La santé mentale des praticiens ruraux est meilleure qu’en canine, mais la situation pourrait évoluer avec le délitement du maillage vétérinaire.
Avec un taux élevé de burn-out et trois à quatre fois plus de suicides qu’en population générale, la profession vétérinaire tente de comprendre pourquoi ses membres sont particulièrement exposés au risque d’une dégradation de leur santé mentale. Le deuxième volet d’une étude dévoilé, le 25 mars, par l’Ordre des vétérinaires et l’association Vétos Entraide confirme les principaux facteurs de stress : le nombre de clients reçus chaque jour, la charge de travail, les conflits avec les collègues, la peur de l’erreur et des blessures, ainsi que les problèmes financiers.
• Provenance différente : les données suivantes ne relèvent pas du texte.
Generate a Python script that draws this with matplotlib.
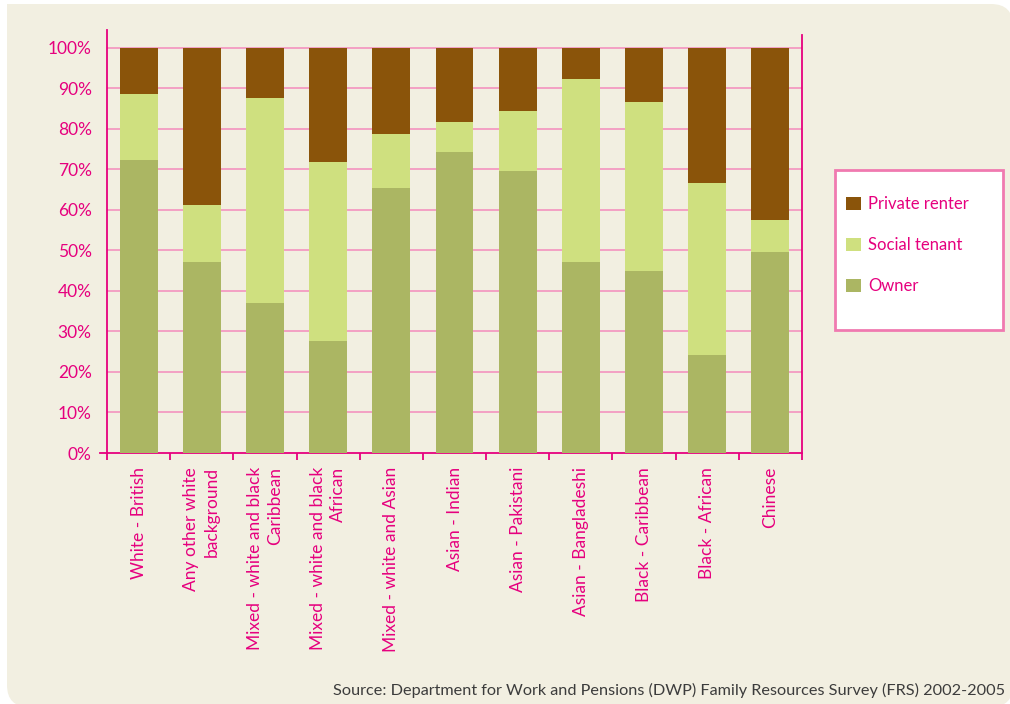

Les profils les plus à risque sont les femmes et les salariés. Les résultats montrent aussi que les vétérinaires exerçant auprès des animaux de compagnie sont davantage sujets aux idéations suicidaires que les vétérinaires exerçant exclusivement auprès des animaux d’élevage. Les vétérinaires en activité mixte et équine sont « entre les deux », explique le chercheur en psychologie à l’Université de Bourgogne-Franche-Comté, Didier Truchot, qui a conduit l’étude. Cependant, « les résultats sont fragiles » car les vétérinaires spécialisés en animaux d’élevage ont été peu nombreux à répondre, précise-t-il.
Sentiment d’être piégé
« Les relations avec les propriétaires d’animaux sont fondamentalement différentes, souligne Didier Truchot. Avec les éleveurs, ce sont des relations de longue date, de confiance. Il y a moins d’incivilités qu’avec les propriétaires d’animaux de compagnie. Les consultations ne se font pas à la chaîne comme dans un cabinet et les temps de récupération sont sans doute plus importants, en voiture entre deux rendez-vous par exemple ». Si pour l’instant les vétérinaires exerçant auprès des animaux d’élevage semblent être globalement en meilleure santé mentale qu’en canine, la situation pourrait-elle changer avec la dégradation des conditions de travail des vétérinaires ruraux liée à la désertification ? « Une charge de travail importante engendre un sentiment d’être piégé, d’être un fardeau pour les autres et peut conduire aux idéations suicidaires », explique Didier Truchot. Le délitement du maillage vétérinaire peut, par exemple, conduire les vétérinaires à effectuer plus de permanences. Même si les statistiques n’ont pas permis d’établir un lien entre les gardes de nuit et l’épuisement émotionnel, cette idée ressort « beaucoup » dans les témoignages recueillis, note Didier Truchot. Le bien-être est un enjeu de la lutte contre la désertification vétérinaire. « Les jeunes vétérinaires ne veulent plus travailler comme avant et c’est tout à fait légitime », souligne la conseillère en charge de la commission sociale de l’Ordre des vétérinaires, Corinne Bisbarre. Près de 40 % des vétérinaires qui quittent la profession ont moins de 40 ans.